* start *
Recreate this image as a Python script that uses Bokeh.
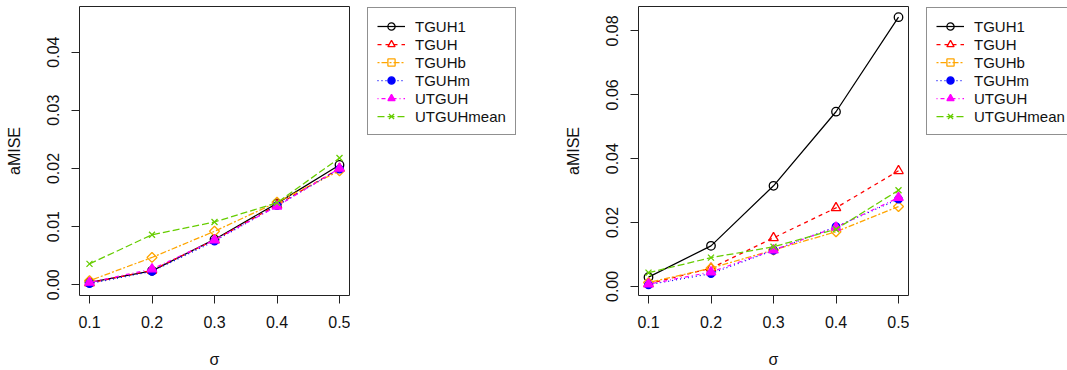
import numpy as np
from bokeh.plotting import figure
from bokeh.models import Range1d, FixedTicker, PrintfTickFormatter, Legend, LegendItem
from bokeh.layouts import row
from bokeh.embed import file_html
from bokeh.resources import INLINE

# ---------------- data ----------------
sigma = [0.1, 0.2, 0.3, 0.4, 0.5]
methods = ["TGUH1", "TGUH", "TGUHb", "TGUHm", "UTGUH", "UTGUHmean"]

left_TGUH1 = [0.0004, 0.0024, 0.0078, 0.0140, 0.0206]
left_TGUH = [0.0003, 0.0025, 0.0077, 0.0137, 0.0200]
left_TGUHb = [0.0007, 0.0047, 0.0092, 0.0142, 0.0196]
left_TGUHm = [0.0002, 0.0023, 0.0075, 0.0136, 0.0199]
left_UTGUH = [0.0004, 0.0027, 0.0077, 0.0135, 0.0200]
left_UTGUHmean = [0.0036, 0.0086, 0.0108, 0.0141, 0.0218]

right_TGUH1 = [0.0029, 0.0127, 0.0315, 0.0547, 0.0843]
right_TGUH = [0.0008, 0.0057, 0.0152, 0.0246, 0.0362]
right_TGUHb = [0.0012, 0.0057, 0.0114, 0.0171, 0.0250]
right_TGUHm = [0.0005, 0.0040, 0.0113, 0.0187, 0.0273]
right_UTGUH = [0.0007, 0.0045, 0.0114, 0.0185, 0.0278]
right_UTGUHmean = [0.0043, 0.0090, 0.0124, 0.0179, 0.0301]

left_ylim = [0.0, 0.046]
x_ticks = [0.1, 0.2, 0.3, 0.4, 0.5]
left_y_ticks = [0.00, 0.01, 0.02, 0.03, 0.04]
right_y_ticks = [0.00, 0.02, 0.04, 0.06, 0.08]
x_label = "σ"
y_label = "aMISE"

left_series = [left_TGUH1, left_TGUH, left_TGUHb, left_TGUHm, left_UTGUH, left_UTGUHmean]
right_series = [right_TGUH1, right_TGUH, right_TGUHb, right_TGUHm, right_UTGUH, right_UTGUHmean]

# ---------------- styles ----------------
colors = ["#000000", "#FF0000", "#FFA500", "#0000FF", "#FF00FF", "#66CD00"]
dashes = ["solid", "4 4", "2 2 6 2", "1 3", "1 3 4 3", "7 3"]
markers = ["circle", "triangle", "square", "circle", "triangle", "x"]
marker_sizes = [8.5, 9.5, 7, 7.5, 9.5, 8.5]
marker_fill = [None, None, None, "#0000FF", "#FF00FF", None]
marker_angle = [0, 0, np.pi / 4, 0, 0, 0]
FONT = "Liberation Sans"
H = 370


def padded(lo, hi):
    d = (hi - lo) * 0.04
    return lo - d, hi + d


def draw_series(p, xs, series):
    out = []
    for ys, c, d, m, ms, mf, ma in zip(series, colors, dashes, markers, marker_sizes,
                                        marker_fill, marker_angle):
        lr = p.line(xs, ys, line_color=c, line_dash=d, line_width=1.25)
        sr = p.scatter(xs, ys, marker=m, size=ms, line_color=c, line_width=1.3,
                       fill_color=mf, angle=ma)
        out.append((lr, sr))
    return out


def make_panel(series, ylim, yticks):
    x0, x1 = padded(min(sigma), max(sigma))
    y0, y1 = padded(*ylim)
    p = figure(width=350, height=H, output_backend="svg", toolbar_location=None,
               x_range=Range1d(x0, x1), y_range=Range1d(y0, y1),
               min_border_left=79, min_border_right=1,
               min_border_top=6, min_border_bottom=74)
    p.grid.visible = False
    p.outline_line_color = "#222222"
    p.outline_line_width = 1
    p.background_fill_color = "white"
    p.border_fill_color = "white"

    for ax in (p.xaxis[0], p.yaxis[0]):
        ax.axis_line_color = None
        ax.major_tick_out = 8
        ax.major_tick_in = 0
        ax.minor_tick_line_color = None
        ax.major_tick_line_color = "#222222"
        ax.major_label_text_font = FONT
        ax.major_label_text_font_size = "16px"
        ax.major_label_text_color = "#111111"
        ax.axis_label_text_font = FONT
        ax.axis_label_text_font_size = "16px"
        ax.axis_label_text_font_style = "normal"
        ax.axis_label_text_color = "#111111"
        ax.major_label_standoff = 12

    p.xaxis[0].ticker = FixedTicker(ticks=x_ticks)
    p.xaxis[0].formatter = PrintfTickFormatter(format="%.1f")
    p.xaxis[0].axis_label = x_label
    p.xaxis[0].axis_label_standoff = 20
    p.yaxis[0].ticker = FixedTicker(ticks=yticks)
    p.yaxis[0].formatter = PrintfTickFormatter(format="%.2f")
    p.yaxis[0].major_label_orientation = "vertical"
    p.yaxis[0].axis_label = y_label
    p.yaxis[0].axis_label_standoff = 22

    draw_series(p, sigma, series)
    return p


def make_legend_fig(width, series):
    # legend-only panel: same series drawn off-screen, only the legend is visible
    lf = figure(width=width, height=H, output_backend="svg", toolbar_location=None,
                x_range=Range1d(10, 11), y_range=Range1d(10, 11),
                x_axis_type=None, y_axis_type=None,
                min_border_left=0, min_border_right=0, min_border_top=0, min_border_bottom=0)
    lf.grid.visible = False
    lf.outline_line_color = None
    lf.background_fill_color = "white"
    lf.border_fill_color = "white"
    rends = draw_series(lf, sigma, series)
    items = [LegendItem(label=name, renderers=[lr, sr]) for name, (lr, sr) in zip(methods, rends)]
    legend = Legend(items=items, location=(17, 160), orientation="vertical")
    legend.label_text_font = FONT
    legend.label_text_font_size = "15px"
    legend.label_text_color = "#111111"
    legend.glyph_width = 28
    legend.glyph_height = 18
    legend.label_height = 18
    legend.spacing = 0
    legend.padding = 9
    legend.margin = 0
    legend.label_standoff = 10
    legend.border_line_color = "#222222"
    legend.border_line_width = 1
    legend.background_fill_alpha = 1
    lf.add_layout(legend, "center")
    return lf


all_right = [v for s in right_series for v in s]
p1 = make_panel(left_series, left_ylim, left_y_ticks)
l1 = make_legend_fig(209, left_series)
p2 = make_panel(right_series, [min(all_right), max(all_right)], right_y_ticks)
l2 = make_legend_fig(158, right_series)

layout = row(p1, l1, p2, l2)
open("out.html", "w").write(file_html(layout, INLINE))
* end *
- Required work:
Exactly as they appear, print the lines of the listing above from its first line through the line that contains "left_UTGUHmean = [0.0036, 0.0086, 0.0108, 0.0141, 0.0218]", minus the pictures.

- Result of the exercise:
Recreate this image as a Python script that uses Bokeh.
import numpy as np
from bokeh.plotting import figure
from bokeh.models import Range1d, FixedTicker, PrintfTickFormatter, Legend, LegendItem
from bokeh.layouts import row
from bokeh.embed import file_html
from bokeh.resources import INLINE

# ---------------- data ----------------
sigma = [0.1, 0.2, 0.3, 0.4, 0.5]
methods = ["TGUH1", "TGUH", "TGUHb", "TGUHm", "UTGUH", "UTGUHmean"]

left_TGUH1 = [0.0004, 0.0024, 0.0078, 0.0140, 0.0206]
left_TGUH = [0.0003, 0.0025, 0.0077, 0.0137, 0.0200]
left_TGUHb = [0.0007, 0.0047, 0.0092, 0.0142, 0.0196]
left_TGUHm = [0.0002, 0.0023, 0.0075, 0.0136, 0.0199]
left_UTGUH = [0.0004, 0.0027, 0.0077, 0.0135, 0.0200]
left_UTGUHmean = [0.0036, 0.0086, 0.0108, 0.0141, 0.0218]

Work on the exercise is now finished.